* _Data excerpt_
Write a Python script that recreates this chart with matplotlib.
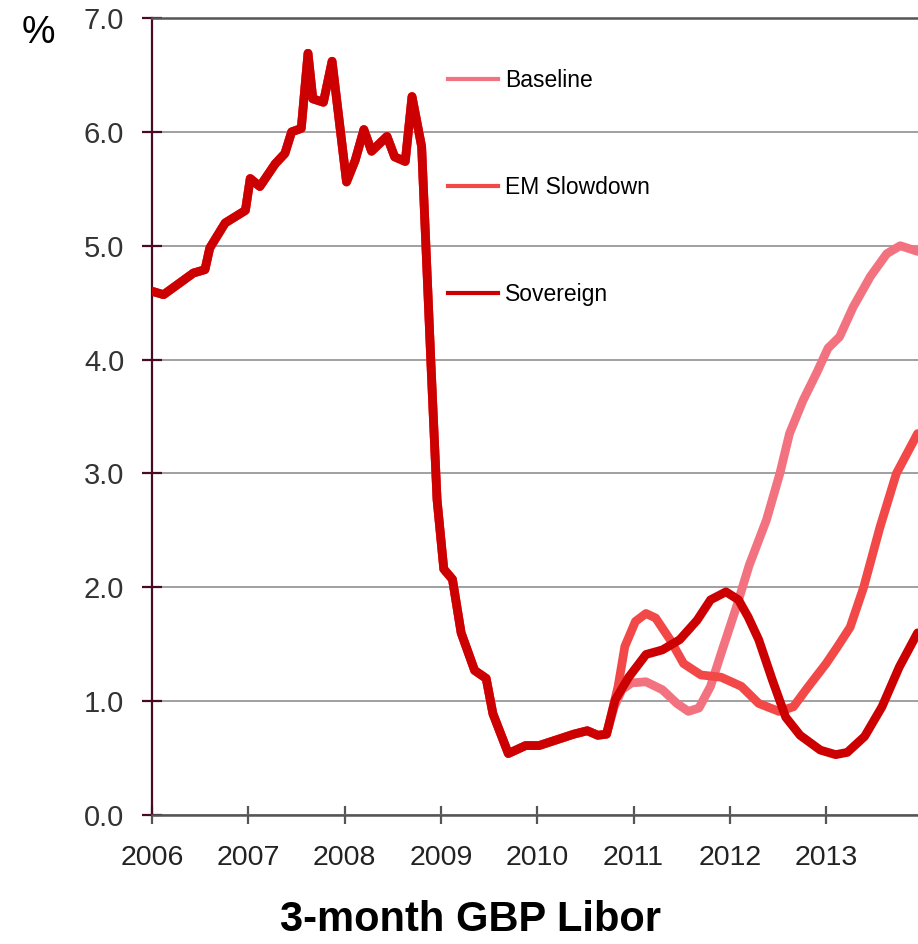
import matplotlib
matplotlib.use('Agg')
import matplotlib.pyplot as plt
from matplotlib.lines import Line2D

plt.rcParams['font.family'] = ['Liberation Sans', 'DejaVu Sans']

# history (shared by all scenarios)
hist_x = [2006.00, 2006.12, 2006.43, 2006.55, 2006.60, 2006.76, 2006.97, 2007.02, 2007.12, 2007.28,
          2007.38, 2007.45, 2007.55, 2007.62, 2007.67, 2007.78, 2007.87, 2008.02, 2008.11, 2008.20,
          2008.28, 2008.44, 2008.52, 2008.63, 2008.70, 2008.80, 2008.90, 2008.96, 2009.03, 2009.12,
          2009.21, 2009.35, 2009.47, 2009.54, 2009.70, 2009.88, 2010.02, 2010.20, 2010.38, 2010.52,
          2010.63]
hist_y = [4.60, 4.57, 4.76, 4.79, 4.98, 5.20, 5.31, 5.59, 5.52, 5.72,
          5.81, 6.00, 6.03, 6.69, 6.29, 6.26, 6.62, 5.56, 5.75, 6.02,
          5.83, 5.96, 5.78, 5.74, 6.31, 5.87, 3.90, 2.77, 2.16, 2.07,
          1.60, 1.27, 1.20, 0.89, 0.54, 0.61, 0.61, 0.66, 0.71, 0.74,
          0.70]

base_x = [2010.72, 2010.80, 2010.88, 2010.98, 2011.13, 2011.30, 2011.45, 2011.57, 2011.68, 2011.80,
          2011.91, 2012.07, 2012.20, 2012.38, 2012.52, 2012.62, 2012.76, 2012.90, 2013.02, 2013.14,
          2013.28, 2013.46, 2013.63, 2013.77, 2013.95]
base_y = [0.71, 0.95, 1.10, 1.16, 1.17, 1.10, 0.98, 0.91, 0.94, 1.13,
          1.42, 1.83, 2.19, 2.59, 3.00, 3.35, 3.64, 3.88, 4.10, 4.20,
          4.46, 4.73, 4.93, 5.00, 4.95]

em_x = [2010.72, 2010.84, 2010.91, 2011.02, 2011.13, 2011.23, 2011.38, 2011.52, 2011.70, 2011.91,
        2012.12, 2012.30, 2012.51, 2012.66, 2012.80, 2013.00, 2013.12, 2013.25, 2013.39, 2013.56,
        2013.73, 2013.95]
em_y = [0.71, 1.13, 1.48, 1.70, 1.77, 1.73, 1.54, 1.33, 1.23, 1.21,
        1.13, 0.98, 0.91, 0.95, 1.11, 1.33, 1.48, 1.65, 2.00, 2.53,
        3.00, 3.35]

sov_x = [2010.72, 2010.81, 2010.95, 2011.13, 2011.30, 2011.48, 2011.66, 2011.80, 2011.96, 2012.09,
         2012.19, 2012.30, 2012.44, 2012.58, 2012.73, 2012.94, 2013.10, 2013.22, 2013.40, 2013.58,
         2013.76, 2013.95]
sov_y = [0.71, 1.01, 1.21, 1.41, 1.45, 1.54, 1.71, 1.89, 1.96, 1.89,
         1.74, 1.54, 1.19, 0.86, 0.70, 0.57, 0.53, 0.55, 0.69, 0.95,
         1.30, 1.60]

names = ['Baseline', 'EM Slowdown', 'Sovereign']
colors = ['#F2737F', '#F24848', '#CC0000']
years = [2006, 2007, 2008, 2009, 2010, 2011, 2012, 2013]
yticks = [0.0, 1.0, 2.0, 3.0, 4.0, 5.0, 6.0, 7.0]

fig = plt.figure(figsize=(9.18, 9.44), dpi=100)
ax = fig.add_axes([152 / 918, 1 - 815 / 944, 766 / 918, 797 / 944])

series = [(base_x, base_y), (em_x, em_y), (sov_x, sov_y)]
for (sx, sy), c in zip(series, colors):
    ax.plot(hist_x + sx, hist_y + sy, color=c, lw=6.3,
            solid_joinstyle='round', solid_capstyle='round', zorder=3)

ax.set_xlim(2006, 2006 + 766 / 96.3)
ax.set_ylim(0, 7)
ax.set_yticks(yticks)
ax.set_yticklabels(['%.1f' % v for v in yticks])
ax.set_xticks(years)
ax.set_xticklabels([str(y) for y in years])

ax.yaxis.grid(True, color='#999999', lw=1.3)
ax.set_axisbelow(True)
ax.spines['right'].set_visible(False)
ax.spines['top'].set_color('#555555')
ax.spines['top'].set_linewidth(1.8)
ax.spines['left'].set_color('#4A0A24')
ax.spines['left'].set_linewidth(1.6)
ax.spines['bottom'].set_color('#555555')
ax.spines['bottom'].set_linewidth(1.8)

ax.tick_params(axis='y', direction='inout', length=14, width=1.6, color='#4A0A24',
               labelsize=21, labelcolor='#333333', pad=13)
ax.tick_params(axis='x', direction='inout', length=13, width=1.6, color='#555555',
               labelsize=20.5, labelcolor='#222222', pad=15)

handles = [Line2D([0], [0], color=c, lw=3) for c in colors]
ax.legend(handles, names, loc='upper left', bbox_to_anchor=(0.386, 0.936),
          frameon=False, fontsize=16.5, handlelength=2.2, handletextpad=0.3,
          labelspacing=3.67, borderpad=0, borderaxespad=0)

fig.text(38 / 918, 1 - 33 / 944, '%', fontsize=27, ha='center', va='center')
fig.text(470 / 918, 1 - 920 / 944, '3-month GBP Libor', fontsize=30,
         fontweight='bold', ha='center', va='center')

fig.savefig('out.png', dpi=100)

* _Brief_
Wherever a line in the data above holds "matplotlib", copy that line.

* _Solution to this task_
Write a Python script that recreates this chart with matplotlib.
import matplotlib
matplotlib.use('Agg')
import matplotlib.pyplot as plt
from matplotlib.lines import Line2D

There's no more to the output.